Ackman’s bet comes after a period of skepticism regarding Microsoft’s AI expenditures. The stock had seen a notable decline from its previous record highs, driven by fears that massive investments in AI infrastructure might not yield the expected returns or that AI could cannibalize traditional software revenue. Ackman, however, views this skepticism as an opportunity, comparing the move to his previous successful entries into Alphabet and Amazon during periods of market doubt.
| Index/Asset | Performance | Closing Value/Change |
|---|---|---|
| S&P 500 | Down 1.24% | – |
| Nasdaq Composite | Down 1.54% | – |
| Dow Jones | Down 1.07% | – |
| Brent Crude | Up 2.73% | $109.23 / barrel |
| Bitcoin | Down 2.87% | ~$79,000 |
Inflation Pressures and Global Ripple Effects
Beyond the tech sector, the broader macroeconomic picture is darkening. Unexpectedly high inflation data in the United States has led to a significant rise in government bond yields. This shift has strengthened the U.S. Dollar, which rose to 9.32 Norwegian kroner on Friday, up ten øre from the previous day. For international investors, a stronger dollar often complicates the returns on non-U.S. Assets.

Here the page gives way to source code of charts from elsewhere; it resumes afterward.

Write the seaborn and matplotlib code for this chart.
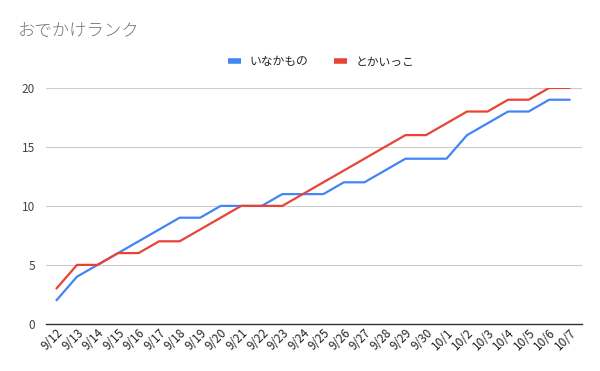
import pandas as pd
import seaborn as sns
import matplotlib.pyplot as plt
from matplotlib.lines import Line2D

dates = ['9/12', '9/13', '9/14', '9/15', '9/16', '9/17', '9/18', '9/19', '9/20',
         '9/21', '9/22', '9/23', '9/24', '9/25', '9/26', '9/27', '9/28', '9/29',
         '9/30', '10/1', '10/2', '10/3', '10/4', '10/5', '10/6', '10/7']
inaka = [2, 4, 5, 6, 7, 8, 9, 9, 10, 10, 10, 11, 11, 11, 12, 12, 13, 14, 14, 14,
         16, 17, 18, 18, 19, 19]
tokai = [3, 5, 5, 6, 6, 7, 7, 8, 9, 10, 10, 10, 11, 12, 13, 14, 15, 16, 16, 17,
         18, 18, 19, 19, 20, 20]
series_names = ['いなかもの', 'とかいっこ']
colors = ['#4285F4', '#EA4335']

df = pd.DataFrame({'date': dates * 2,
                   'pos': list(range(len(dates))) * 2,
                   'value': inaka + tokai,
                   'series': [series_names[0]] * len(dates) + [series_names[1]] * len(dates)})

sns.set_style('white')
plt.rcParams['font.family'] = ['Noto Sans CJK JP', 'DejaVu Sans']

fig = plt.figure(figsize=(6, 3.71), dpi=100)
ax = fig.add_axes([0.077, 0.127, 0.893, 0.636])
sns.lineplot(x='pos', y='value', hue='series', data=df, palette=colors,
             linewidth=1.6, ax=ax, legend=False)

ax.set_xlim(-0.5, len(dates) - 0.4)
ax.set_ylim(0, 20)
ax.set_yticks([0, 5, 10, 15, 20])
ax.set_xticks(range(len(dates)))
ax.set_xticklabels(dates, rotation=45, ha='right', rotation_mode='anchor', fontsize=8.5, color='#222222')
ax.tick_params(axis='y', labelsize=8.5, labelcolor='#444444', length=0, pad=8)
ax.tick_params(axis='x', length=0, pad=2)
ax.set_xlabel('')
ax.set_ylabel('')
ax.grid(axis='y', color='#cccccc', linewidth=0.8)
for s in ['top', 'right', 'left']:
    ax.spines[s].set_visible(False)
ax.spines['bottom'].set_color('#333333')
ax.spines['bottom'].set_linewidth(1)
ax.spines['bottom'].set_zorder(3)

fig.text(0.03, 0.915, 'おでかけランク', fontsize=12.5, color='#757575', va='center', fontweight='light')

handles = [Line2D([], [], color=c, linewidth=4, solid_capstyle='butt') for c in colors]
fig.legend(handles, series_names, loc='center', bbox_to_anchor=(0.535, 0.833), ncol=2,
           frameon=False, fontsize=8.5, handlelength=1.1, columnspacing=2.2, handletextpad=0.7)

plt.savefig('out.png', dpi=100)
plt.close()
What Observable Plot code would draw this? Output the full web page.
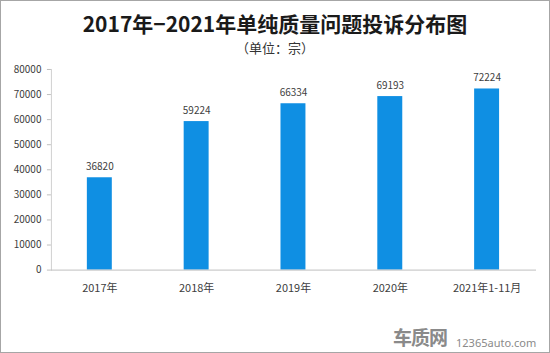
<!DOCTYPE html>
<html><head><meta charset="utf-8">
<script src="https://cdn.jsdelivr.net/npm/d3@7"></script>
<script src="https://cdn.jsdelivr.net/npm/@observablehq/plot@0.6"></script>
<style>
body{margin:0;background:#fff;}
#wrap{position:relative;width:550px;height:353px;box-sizing:border-box;border:1px solid #a6a6a6;overflow:hidden;font-family:"Noto Sans CJK SC","Noto Sans",sans-serif;}
#title{position:absolute;left:0;top:8px;width:548px;text-align:center;font-size:21px;font-weight:bold;color:#1a1a1a;line-height:28px;}
#sub{position:absolute;left:0;top:38px;width:548px;text-align:center;font-size:13px;color:#333;line-height:18px;}
#chart{position:absolute;left:-1px;top:57px;}
#wm1{position:absolute;left:392px;top:324px;font-size:19px;font-weight:bold;color:#8a8a8a;line-height:24px;letter-spacing:-1px;}
#wm2{position:absolute;left:455px;top:335px;font-size:11px;color:#8a8a8a;line-height:14px;font-family:"Noto Sans",sans-serif;}
</style></head>
<body><div id="wrap">
<div id="title">2017年−2021年单纯质量问题投诉分布图</div>
<div id="sub">（单位：宗）</div>
<div id="chart"></div>
<div id="wm1">车质网</div>
<div id="wm2">12365auto.com</div>
</div>
<script>
const categories = ["2017年","2018年","2019年","2020年","2021年1-11月"];
const values = [36820, 59224, 66334, 69193, 72224];
const yTicks = [0,10000,20000,30000,40000,50000,60000,70000,80000];
const data = categories.map((c,i)=>({cat:c, v:values[i]}));
const plot = Plot.plot({
  width: 550, height: 294,
  marginLeft: 51, marginRight: 13, marginTop: 11, marginBottom: 82,
  style: {fontFamily: '"Noto Sans CJK SC","Noto Sans",sans-serif', fontSize: "10px", color: "#595959", background: "transparent"},
  x: {domain: categories, paddingInner: 0.74, paddingOuter: 0.37, label: null},
  y: {domain: [0, 80000], label: null},
  marks: [
    Plot.frame({anchor: "left", stroke: "#d0d0d0"}),
    Plot.barY(data, {x: "cat", y: "v", fill: "#0f8fe3"}),
    Plot.ruleY([0], {stroke: "#bfbfbf"}),
    Plot.text(data, {x: "cat", y: "v", text: d => String(d.v), dy: -11, fill: "#404040", fontSize: 10}),
    Plot.axisY({ticks: yTicks, tickSize: 4, tickPadding: 6, stroke: "#bfbfbf", fill: "#404040", tickFormat: d => String(d), label: null}),
    Plot.axisX({tickSize: 0, tickPadding: 14, fill: "#404040", fontSize: 11, label: null})
  ]
});
document.getElementById("chart").appendChild(plot);
</script>
</body></html>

The unrest extended to the cryptocurrency market, where Bitcoin fell 2.87 percent to hover just above the 79,000 dollar mark. In Europe, most major indices followed Wall Street’s lead and closed lower, with the exception of the Oslo Børs. The Norwegian exchange remained resilient, bolstered by the rising price of oil, which typically supports energy-heavy markets.
Paul Skinner of Wellington Management noted that the combination of volatile bond markets, persistent inflation, and the lack of a solution in the Hormuz Strait suggests that further market turbulence is likely. He highlighted the risk of a “correction”—a decline of 10 percent or more—following the aggressive momentum of the previous two months.
Disclaimer: This article is for informational purposes only and does not constitute financial, investment, or legal advice. Investing in securities involves risks, and past performance is not indicative of future results.
The market now turns its attention to next week’s Nvidia earnings report, which will serve as a critical litmus test for the AI sector’s valuation. Simultaneously, investors will be watching for any further diplomatic signals from Washington and Beijing regarding the stability of global energy corridors.